THE TASK: All lines below must be repeated exactly, with the pictures omitted.

INFORMATION SUPPLIED:

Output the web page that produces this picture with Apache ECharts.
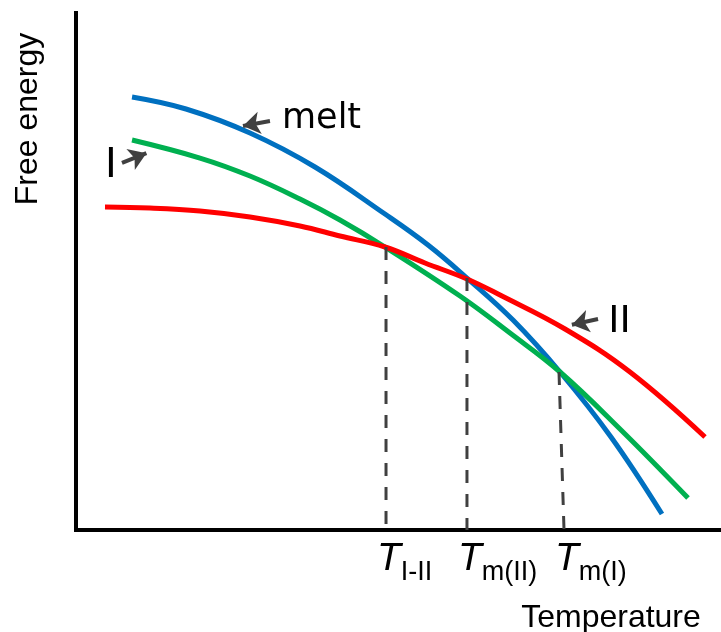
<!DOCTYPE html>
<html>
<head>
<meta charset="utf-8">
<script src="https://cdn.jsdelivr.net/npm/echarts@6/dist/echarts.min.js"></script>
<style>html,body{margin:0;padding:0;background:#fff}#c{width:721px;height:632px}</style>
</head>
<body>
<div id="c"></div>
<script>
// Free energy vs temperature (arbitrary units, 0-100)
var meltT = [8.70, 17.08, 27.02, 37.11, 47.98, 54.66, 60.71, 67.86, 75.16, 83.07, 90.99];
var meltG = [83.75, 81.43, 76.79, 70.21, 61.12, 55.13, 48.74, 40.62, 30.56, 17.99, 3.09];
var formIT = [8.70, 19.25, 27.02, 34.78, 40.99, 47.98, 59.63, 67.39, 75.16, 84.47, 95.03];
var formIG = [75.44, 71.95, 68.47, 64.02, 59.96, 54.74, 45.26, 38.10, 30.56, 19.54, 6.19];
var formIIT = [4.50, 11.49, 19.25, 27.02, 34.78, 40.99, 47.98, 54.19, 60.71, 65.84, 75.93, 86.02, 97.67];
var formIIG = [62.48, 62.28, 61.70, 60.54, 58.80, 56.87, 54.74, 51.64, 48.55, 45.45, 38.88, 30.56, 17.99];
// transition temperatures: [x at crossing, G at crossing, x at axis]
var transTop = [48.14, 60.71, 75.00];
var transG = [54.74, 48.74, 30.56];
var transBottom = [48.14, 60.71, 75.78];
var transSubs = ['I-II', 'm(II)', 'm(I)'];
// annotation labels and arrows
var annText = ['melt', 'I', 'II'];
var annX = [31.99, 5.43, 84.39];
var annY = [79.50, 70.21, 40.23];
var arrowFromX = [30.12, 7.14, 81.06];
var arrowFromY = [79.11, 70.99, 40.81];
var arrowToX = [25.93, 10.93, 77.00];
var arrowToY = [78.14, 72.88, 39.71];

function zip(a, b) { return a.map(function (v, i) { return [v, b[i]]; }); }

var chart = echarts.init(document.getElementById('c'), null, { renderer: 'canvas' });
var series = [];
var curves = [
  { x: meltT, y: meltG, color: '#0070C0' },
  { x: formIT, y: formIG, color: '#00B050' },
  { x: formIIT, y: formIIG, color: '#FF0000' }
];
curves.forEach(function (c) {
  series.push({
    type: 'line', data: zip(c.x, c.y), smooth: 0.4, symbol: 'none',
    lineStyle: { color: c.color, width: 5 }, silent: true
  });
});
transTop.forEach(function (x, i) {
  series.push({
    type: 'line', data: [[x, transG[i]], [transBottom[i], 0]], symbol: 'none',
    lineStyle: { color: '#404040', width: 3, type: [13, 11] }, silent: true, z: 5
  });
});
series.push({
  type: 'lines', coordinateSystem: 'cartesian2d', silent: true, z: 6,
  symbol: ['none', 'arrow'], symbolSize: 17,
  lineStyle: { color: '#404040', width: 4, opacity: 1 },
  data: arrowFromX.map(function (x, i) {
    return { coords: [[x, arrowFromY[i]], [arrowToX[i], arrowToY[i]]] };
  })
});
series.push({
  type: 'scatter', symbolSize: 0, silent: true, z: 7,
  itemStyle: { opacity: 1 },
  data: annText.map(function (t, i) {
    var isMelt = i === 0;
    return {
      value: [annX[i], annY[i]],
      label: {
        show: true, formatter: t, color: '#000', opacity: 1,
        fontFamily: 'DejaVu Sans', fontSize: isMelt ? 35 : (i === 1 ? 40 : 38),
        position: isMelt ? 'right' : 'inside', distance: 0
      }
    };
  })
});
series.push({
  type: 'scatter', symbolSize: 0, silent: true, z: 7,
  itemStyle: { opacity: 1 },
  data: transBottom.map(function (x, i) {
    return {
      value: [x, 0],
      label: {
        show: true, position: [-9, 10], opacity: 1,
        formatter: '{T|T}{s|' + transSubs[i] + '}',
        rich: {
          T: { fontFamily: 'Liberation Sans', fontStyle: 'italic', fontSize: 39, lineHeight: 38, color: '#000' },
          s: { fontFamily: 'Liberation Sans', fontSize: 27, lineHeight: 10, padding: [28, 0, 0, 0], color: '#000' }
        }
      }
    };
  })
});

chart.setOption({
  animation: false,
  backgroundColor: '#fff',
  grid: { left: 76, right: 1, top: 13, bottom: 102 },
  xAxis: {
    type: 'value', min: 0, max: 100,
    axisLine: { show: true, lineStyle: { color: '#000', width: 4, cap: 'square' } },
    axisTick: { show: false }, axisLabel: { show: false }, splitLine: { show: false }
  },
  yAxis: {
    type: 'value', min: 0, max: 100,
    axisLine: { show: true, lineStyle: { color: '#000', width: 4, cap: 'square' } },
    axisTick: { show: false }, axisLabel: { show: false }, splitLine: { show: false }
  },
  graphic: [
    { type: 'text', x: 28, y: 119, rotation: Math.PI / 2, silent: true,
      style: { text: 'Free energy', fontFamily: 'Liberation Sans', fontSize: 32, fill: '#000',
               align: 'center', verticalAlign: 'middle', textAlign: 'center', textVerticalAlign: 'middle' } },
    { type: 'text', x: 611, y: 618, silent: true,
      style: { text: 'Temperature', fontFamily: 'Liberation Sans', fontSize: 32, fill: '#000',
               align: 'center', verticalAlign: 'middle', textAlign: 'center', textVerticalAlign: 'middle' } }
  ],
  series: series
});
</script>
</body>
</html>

SOLUTION:
Output the web page that produces this picture with Apache ECharts.
<!DOCTYPE html>
<html>
<head>
<meta charset="utf-8">
<script src="https://cdn.jsdelivr.net/npm/echarts@6/dist/echarts.min.js"></script>
<style>html,body{margin:0;padding:0;background:#fff}#c{width:721px;height:632px}</style>
</head>
<body>
<div id="c"></div>
<script>
// Free energy vs temperature (arbitrary units, 0-100)
var meltT = [8.70, 17.08, 27.02, 37.11, 47.98, 54.66, 60.71, 67.86, 75.16, 83.07, 90.99];
var meltG = [83.75, 81.43, 76.79, 70.21, 61.12, 55.13, 48.74, 40.62, 30.56, 17.99, 3.09];
var formIT = [8.70, 19.25, 27.02, 34.78, 40.99, 47.98, 59.63, 67.39, 75.16, 84.47, 95.03];
var formIG = [75.44, 71.95, 68.47, 64.02, 59.96, 54.74, 45.26, 38.10, 30.56, 19.54, 6.19];
var formIIT = [4.50, 11.49, 19.25, 27.02, 34.78, 40.99, 47.98, 54.19, 60.71, 65.84, 75.93, 86.02, 97.67];
var formIIG = [62.48, 62.28, 61.70, 60.54, 58.80, 56.87, 54.74, 51.64, 48.55, 45.45, 38.88, 30.56, 17.99];
// transition temperatures: [x at crossing, G at crossing, x at axis]
var transTop = [48.14, 60.71, 75.00];
var transG = [54.74, 48.74, 30.56];
var transBottom = [48.14, 60.71, 75.78];
var transSubs = ['I-II', 'm(II)', 'm(I)'];
// annotation labels and arrows
var annText = ['melt', 'I', 'II'];
var annX = [31.99, 5.43, 84.39];
var annY = [79.50, 70.21, 40.23];
var arrowFromX = [30.12, 7.14, 81.06];
var arrowFromY = [79.11, 70.99, 40.81];
var arrowToX = [25.93, 10.93, 77.00];
var arrowToY = [78.14, 72.88, 39.71];

function zip(a, b) { return a.map(function (v, i) { return [v, b[i]]; }); }

var chart = echarts.init(document.getElementById('c'), null, { renderer: 'canvas' });
var series = [];
var curves = [
  { x: meltT, y: meltG, color: '#0070C0' },
  { x: formIT, y: formIG, color: '#00B050' },
  { x: formIIT, y: formIIG, color: '#FF0000' }
];
curves.forEach(function (c) {
  series.push({
    type: 'line', data: zip(c.x, c.y), smooth: 0.4, symbol: 'none',
    lineStyle: { color: c.color, width: 5 }, silent: true
  });
});
transTop.forEach(function (x, i) {
  series.push({
    type: 'line', data: [[x, transG[i]], [transBottom[i], 0]], symbol: 'none',
    lineStyle: { color: '#404040', width: 3, type: [13, 11] }, silent: true, z: 5
  });
});
series.push({
  type: 'lines', coordinateSystem: 'cartesian2d', silent: true, z: 6,
  symbol: ['none', 'arrow'], symbolSize: 17,
  lineStyle: { color: '#404040', width: 4, opacity: 1 },
  data: arrowFromX.map(function (x, i) {
    return { coords: [[x, arrowFromY[i]], [arrowToX[i], arrowToY[i]]] };
  })
});
series.push({
  type: 'scatter', symbolSize: 0, silent: true, z: 7,
  itemStyle: { opacity: 1 },
  data: annText.map(function (t, i) {
    var isMelt = i === 0;
    return {
      value: [annX[i], annY[i]],
      label: {
        show: true, formatter: t, color: '#000', opacity: 1,
        fontFamily: 'DejaVu Sans', fontSize: isMelt ? 35 : (i === 1 ? 40 : 38),
        position: isMelt ? 'right' : 'inside', distance: 0
      }
    };
  })
});
series.push({
  type: 'scatter', symbolSize: 0, silent: true, z: 7,
  itemStyle: { opacity: 1 },
  data: transBottom.map(function (x, i) {
    return {
      value: [x, 0],
      label: {
        show: true, position: [-9, 10], opacity: 1,
        formatter: '{T|T}{s|' + transSubs[i] + '}',
        rich: {
          T: { fontFamily: 'Liberation Sans', fontStyle: 'italic', fontSize: 39, lineHeight: 38, color: '#000' },
          s: { fontFamily: 'Liberation Sans', fontSize: 27, lineHeight: 10, padding: [28, 0, 0, 0], color: '#000' }
        }
      }
    };
  })
});

chart.setOption({
  animation: false,
  backgroundColor: '#fff',
  grid: { left: 76, right: 1, top: 13, bottom: 102 },
  xAxis: {
    type: 'value', min: 0, max: 100,
    axisLine: { show: true, lineStyle: { color: '#000', width: 4, cap: 'square' } },
    axisTick: { show: false }, axisLabel: { show: false }, splitLine: { show: false }
  },
  yAxis: {
    type: 'value', min: 0, max: 100,
    axisLine: { show: true, lineStyle: { color: '#000', width: 4, cap: 'square' } },
    axisTick: { show: false }, axisLabel: { show: false }, splitLine: { show: false }
  },
  graphic: [
    { type: 'text', x: 28, y: 119, rotation: Math.PI / 2, silent: true,
      style: { text: 'Free energy', fontFamily: 'Liberation Sans', fontSize: 32, fill: '#000',
               align: 'center', verticalAlign: 'middle', textAlign: 'center', textVerticalAlign: 'middle' } },
    { type: 'text', x: 611, y: 618, silent: true,
      style: { text: 'Temperature', fontFamily: 'Liberation Sans', fontSize: 32, fill: '#000',
               align: 'center', verticalAlign: 'middle', textAlign: 'center', textVerticalAlign: 'middle' } }
  ],
  series: series
});
</script>
</body>
</html>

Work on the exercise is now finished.